Children are sources of income for impoverished families and often the violence is related to work. They’re sent to the street and if they don’t bring home the required quota, they are beaten. Girls are often hurt by parents and brothers who feel they haven’t performed domestic chores adequately. Sometimes they’re raped.
Among the organizations, Casa Alianza (the Latin American branch of Covenant House) has the largest budget and most comprehensive facilities, including homes where the kids can live until they turn 18. Pro Niños de la Calle is a daycare center where the kids can arrive in the morning, have a shower and a meal, wash their clothes or even get new ones, and watch TV or play games until sundown, when the doors are shut. Casa Yolia deals exclusively with girls, many of whom are pregnant. All have the best success rate with kids who have been on the street a short time and haven’t descended too heavily into drug use. The rest are most often too far gone, not only from drugs, but from violence and such a sustained lack of affection, that it is impossible to get through to them.

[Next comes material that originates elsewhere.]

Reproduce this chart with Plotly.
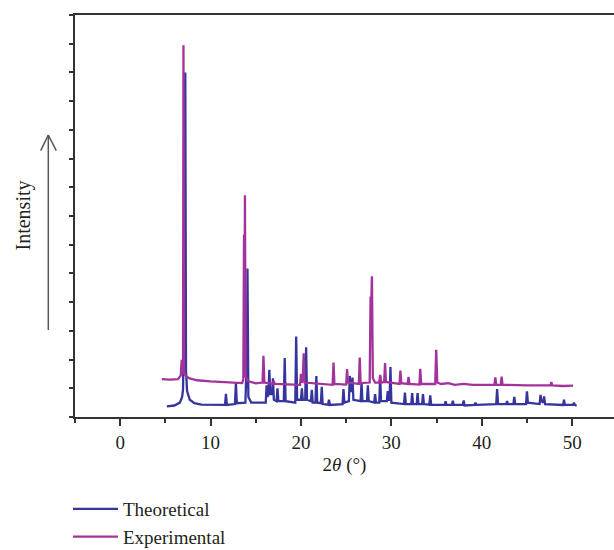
import plotly.graph_objects as go

# Powder XRD patterns: 2-theta (degrees) vs intensity (arbitrary units, offset)
theo_2theta = [5.16, 6.0, 6.6, 6.85, 6.95, 7.05, 7.1, 7.2, 7.28, 7.4, 7.7, 8.2, 9.0,
               11.6, 11.7, 11.8, 12.7, 12.8, 12.9, 13.85, 13.95, 14.0, 14.08, 14.18, 14.5,
               16.1, 16.2, 16.3, 16.4, 16.5, 16.6, 16.8, 16.9, 17.0, 17.3, 17.4, 17.5,
               18.1, 18.2, 18.3, 19.37, 19.47, 19.57, 20.0, 20.1, 20.2, 20.47, 20.57, 20.67,
               21.1, 21.2, 21.3, 21.6, 21.7, 21.8, 22.2, 22.3, 22.4, 23.0, 23.1, 23.2,
               24.6, 24.7, 24.8, 25.3, 25.4, 25.5, 25.6, 25.7, 25.8, 26.6, 26.7, 26.8,
               27.3, 27.4, 27.5, 28.1, 28.2, 28.3, 28.66, 28.76, 28.86, 29.5, 29.6, 29.7,
               29.8, 29.9, 30.0, 31.4, 31.5, 31.6, 32.2, 32.3, 32.4, 32.8, 32.9, 33.0,
               33.4, 33.5, 33.6, 34.2, 34.3, 34.4, 35.9, 36.0, 36.1, 36.7, 36.8, 36.9,
               37.9, 38.0, 38.1, 39.2, 39.3, 39.4, 41.6, 41.7, 41.8, 42.7, 42.8, 42.9,
               43.5, 43.6, 43.7, 44.9, 45.0, 45.1, 46.4, 46.5, 46.6, 46.8, 46.9, 47.0,
               49.0, 49.1, 49.2, 50.1, 50.2, 50.3, 50.5]
theo_intensity = [0.37, 0.40, 0.50, 0.70, 0.95, 3.00, 8.80, 12.00, 1.60, 0.90, 0.60, 0.48, 0.43,
                  0.42, 0.81, 0.42, 0.45, 1.20, 0.48, 0.50, 1.50, 1.00, 5.17, 0.70, 0.50,
                  0.50, 1.10, 0.70, 0.80, 1.64, 0.80, 0.80, 1.35, 0.60, 0.55, 1.00, 0.55,
                  0.55, 2.05, 0.55, 0.50, 2.80, 0.60, 0.60, 1.00, 0.60, 0.60, 2.43, 0.60,
                  0.55, 0.95, 0.50, 0.50, 1.43, 0.50, 0.48, 1.05, 0.45, 0.43, 0.60, 0.42,
                  0.45, 0.97, 0.50, 0.55, 1.43, 0.90, 0.90, 1.37, 0.60, 0.55, 1.22, 0.55,
                  0.55, 1.10, 0.55, 0.50, 0.80, 0.50, 0.50, 1.43, 0.55, 0.55, 0.90, 0.60,
                  0.60, 1.74, 0.50, 0.45, 0.85, 0.45, 0.45, 0.83, 0.45, 0.45, 0.83, 0.45,
                  0.45, 0.80, 0.45, 0.43, 0.75, 0.43, 0.42, 0.55, 0.42, 0.42, 0.57, 0.42,
                  0.42, 0.58, 0.40, 0.42, 0.50, 0.42, 0.45, 0.97, 0.45, 0.45, 0.55, 0.45,
                  0.45, 0.70, 0.45, 0.45, 0.89, 0.50, 0.45, 0.77, 0.55, 0.50, 0.72, 0.45,
                  0.42, 0.60, 0.42, 0.42, 0.50, 0.42, 0.39]

exp_2theta = [4.6, 5.5, 6.4, 6.7, 6.8, 6.88, 6.95, 7.0, 7.07, 7.2, 7.6, 8.5, 10.0, 12.0,
              13.5, 13.62, 13.7, 13.74, 13.8, 13.88, 14.1, 15.0, 15.75, 15.85, 15.95,
              16.9, 17.0, 17.1, 19.9, 20.0, 20.1, 20.2, 20.3, 20.4, 23.5, 23.6, 23.7,
              25.0, 25.1, 25.2, 26.4, 26.5, 26.6, 27.6, 27.7, 27.75, 27.85, 27.95, 28.2,
              28.66, 28.76, 28.86, 29.2, 29.3, 29.4, 30.9, 31.0, 31.1, 31.8, 31.9, 32.0,
              33.1, 33.2, 33.3, 34.85, 34.96, 35.08, 35.5, 36.3, 37.0, 38.0, 39.0, 40.0,
              41.4, 41.5, 41.6, 42.1, 42.2, 42.3, 43.5, 45.0, 46.0, 47.6, 47.7, 47.8,
              49.0, 50.1]
exp_intensity = [1.32, 1.30, 1.32, 1.45, 1.99, 1.50, 1.60, 12.95, 1.60, 1.45, 1.35, 1.28, 1.24, 1.20,
                 1.18, 1.30, 6.35, 2.50, 7.72, 1.40, 1.25, 1.17, 1.20, 2.13, 1.20,
                 1.15, 1.25, 1.15, 1.12, 1.50, 1.20, 1.30, 2.22, 1.20, 1.12, 1.90, 1.15,
                 1.13, 1.67, 1.20, 1.15, 2.07, 1.18, 1.20, 4.20, 3.50, 4.90, 1.35, 1.20,
                 1.20, 1.47, 1.20, 1.22, 1.88, 1.22, 1.15, 1.62, 1.18, 1.15, 1.40, 1.15,
                 1.13, 1.68, 1.15, 1.15, 2.34, 1.20, 1.15, 1.18, 1.12, 1.15, 1.12, 1.12,
                 1.12, 1.38, 1.12, 1.12, 1.41, 1.12, 1.10, 1.10, 1.10, 1.10, 1.22, 1.10,
                 1.08, 1.09]

x_range = [-5, 54.63]
y_range = [0, 14]
x_tick_step = 10
x_minor_step = 5

# Figure geometry (pixels)
W, H = 614, 550
ML, MR, MT, MB = 75, 0, 15, 133
PW, PH = W - ML - MR, H - MT - MB


def px(xp):
    return (xp - ML) / PW


def py(yp):
    return (H - MB - yp) / PH


BLUE = "#35359d"
MAGENTA = "#a2339a"
TEXT = "#231f20"
AXIS = "#333333"
FONT = "Liberation Serif"

fig = go.Figure()
fig.add_trace(go.Scatter(x=theo_2theta, y=theo_intensity, mode="lines", name="Theoretical",
                         line=dict(color=BLUE, width=2.3)))
fig.add_trace(go.Scatter(x=exp_2theta, y=exp_intensity, mode="lines", name="Experimental",
                         line=dict(color=MAGENTA, width=2.3)))

fig.update_layout(
    width=W, height=H,
    margin=dict(l=ML, r=MR, t=MT, b=MB, autoexpand=False),
    paper_bgcolor="white", plot_bgcolor="white",
    font=dict(family=FONT, size=19, color=TEXT),
    showlegend=True,
    legend=dict(x=px(68), y=py(490), xanchor="left", yanchor="top",
                font=dict(family=FONT, size=19, color=TEXT),
                bgcolor="rgba(0,0,0,0)", itemwidth=45, tracegroupgap=0),
    xaxis=dict(range=x_range, dtick=x_tick_step, tick0=0, showgrid=False, zeroline=False,
               showline=True, linecolor=AXIS, linewidth=1.5, mirror=True,
               ticks="outside", ticklen=7, tickwidth=1.5, tickcolor=AXIS,
               tickfont=dict(family=FONT, size=19, color=TEXT),
               minor=dict(dtick=x_minor_step, tick0=0, ticks="outside", ticklen=4,
                          tickwidth=1.5, tickcolor=AXIS, showgrid=False),
               title=dict(text="2<i>θ</i> (°)", font=dict(family=FONT, size=19, color=TEXT),
                          standoff=6)),
    yaxis=dict(range=y_range, dtick=1, tick0=0, showgrid=False, zeroline=False,
               showline=True, linecolor=AXIS, linewidth=1.5, mirror=False,
               ticks="outside", ticklen=4, tickwidth=1.5, tickcolor=AXIS,
               showticklabels=False),
)

# Rotated axis caption and the upward arrow beside it
fig.add_annotation(text="Intensity", xref="paper", yref="paper", x=px(23), y=py(215.5),
                   textangle=-90, showarrow=False, xanchor="center", yanchor="middle",
                   font=dict(family=FONT, size=20, color=TEXT))
arrow_style = dict(color="#555555", width=1.5)
fig.add_shape(type="line", xref="paper", yref="paper", x0=px(48.3), x1=px(48.3),
              y0=py(330), y1=py(135), line=arrow_style)
fig.add_shape(type="line", xref="paper", yref="paper", x0=px(40.7), x1=px(48.3),
              y0=py(150.7), y1=py(135), line=arrow_style)
fig.add_shape(type="line", xref="paper", yref="paper", x0=px(56.3), x1=px(48.3),
              y0=py(150.7), y1=py(135), line=arrow_style)

fig.write_html("out.html")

Each day, Montse consumes a half-pint can of Limpiador Dismex. If she doesn’t get it she is desperate. She spent a year in a halfway house without taking drugs, but then told her wards she needed to go back to the street to “help” her brothers. At 13, she already has a boyfriend – one of the boys who sleeps on the platform with her. “He hits me,” she says. “But he doesn’t hit me hard. He gets mad because I don’t eat.” Once in a while they sleep in a hotel near Plaza Garibaldi. For about eight dollars they are kings for the night, with hot water and cable TV. The crust of dirt on her skin indicates that she doesn’t experience that luxury too often.
If she wants a bath or a hot meal she knows where to go: “Casa Alianza, Visión Mundial, Pro Niños de la Calle,” she says. She imagines leaving the street one day with the help of one of these foundations. She’d like to live in another state, near a beach. She wants to be a nurse, but can’t say why.
Montse claims to have heard about kids who have died, but hasn’t seen them up close. Yet when she goes into more detail, death could hardly have come nearer. “Some people die because they do drugs and don’t eat,” she says. “Others drown. There was a kid who got run over and died right there,” she says, pointing to Avenida Cuauhtémoc. “And Aarón, rest in peace, died in a hospital from an overdose.” Aarón was her previous boyfriend. When she found out, at first she couldn’t believe it. She didn’t cry but says she was very sad.
I ask her if she would like to have children of her own. She smiles and her face transforms into that of a child, rather than a street child. “When I was little I had a lot of dolls and carriages. I dreamt of myself with babies. I’d still like to have a baby. But not in the street.”